En quelques années, Akdital est devenu le symbole de la modernisation de la santé privée au Maroc. Entrée en Bourse fin 2022, croissance à deux chiffres, dizaines de cliniques flambant neuves, communication léchée : sur le papier, la success story est parfaite. Le groupe revendique aujourd’hui plus de 4 000 lits, répartis dans une trentaine d’établissements et plus de vingt villes, avec un chiffre d’affaires qui a presque doublé entre 2022 et 2023.
À cela s’ajoute un argument massue : la qualité. Dix établissements, ainsi que la holding, ont obtenu la certification ISO 9001:2015, après un audit avec « 0 non-conformité, 0 point faible », présenté comme la preuve d’un niveau d’exigence irréprochable.
Mais, parallèlement à ces chiffres impressionnants, les témoignages de familles vivent une tout autre réalité : manque d’information, absence de médecins référents, décisions thérapeutiques peu expliquées, sentiment d’abandon dans des moments critiques. Qu’ils soient exacts ou non au cas par cas, leur multiplication doit interroger. Quand les mêmes griefs reviennent – communication défaillante, délais, impression que la priorité est la facturation plus que la relation de soin – ce n’est plus seulement un problème individuel, c’est un signal sur le modèle.
Le risque tient précisément à la vitesse de croissance. En quatre ans, la capacité litière d’Akdital a été multipliée par plus de six, passant d’environ 600 à près de 3 700 lits. Or la culture de sécurité des soins, la formation continue des équipes, la supervision médicale et le travail interdisciplinaire ne se déploient pas au même rythme qu’un chantier ou qu’un plan financier. Il existe dans toutes les grandes organisations un « effet lune de miel » : au début, tout est sous contrôle, puis la pression économique et l’industrialisation finissent par grignoter le temps médical, l’écoute et la transparence.

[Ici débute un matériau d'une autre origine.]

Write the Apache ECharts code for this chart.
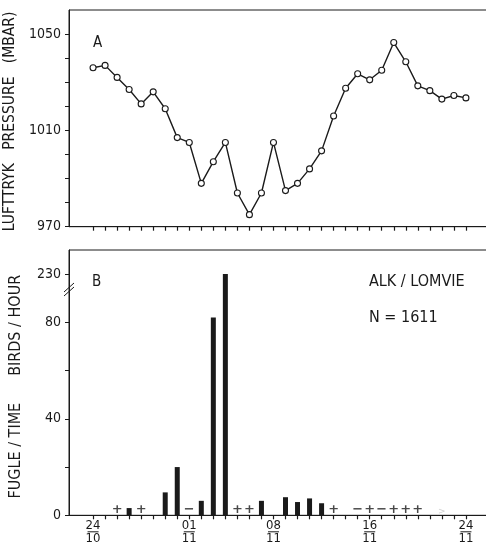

Un deuxième enjeu, plus structurel, est celui de la concurrence. Au fil des rachats et autorisations du Conseil de la concurrence, Akdital est en train de devenir l’acteur dominant de la santé privée, avec des acquisitions dans plusieurs régions et des projets de centres de diagnostic de proximité, qui ont d’ailleurs suscité une forte contestation des médecins libéraux avant d’être retirés. Dans un système public déjà fragilisé, voir un seul groupe privé contrôler une part croissante de l’offre hospitalière pose une question simple : qui régule réellement l’équilibre entre logique de soin et logique de rentabilité ?
Il ne s’agit pas de diaboliser Akdital ni de nier les progrès qu’a permis son développement : accès à certains plateaux techniques, création d’emplois, prise en charge de pathologies lourdes dans des villes qui en étaient dépourvues. Mais plus un acteur devient central, plus les garde-fous doivent être solides.
Concrètement, cela passe par : un registre national public des événements indésirables graves, des inspections indépendantes régulières, une obligation de rendre compte sur les délais d’accès, la transparence des tarifs, et une réelle place donnée aux représentants des patients dans la gouvernance. Sans ces contre-pouvoirs, le risque est clair : après la phase de séduction, le pays pourrait se réveiller avec un quasi-monopole privé, difficile à réguler, dans un domaine qui touche au bien le plus précieux : la vie humaine.
Akdital n’est pas seulement une success story d’entreprise. C’est un test grandeur nature pour savoir si, au Maroc, la santé peut être laissée aux seules forces du marché, ou si nous sommes capables de construire un cadre où l’investissement privé est encouragé… mais jamais au détriment des droits fondamentaux des patients.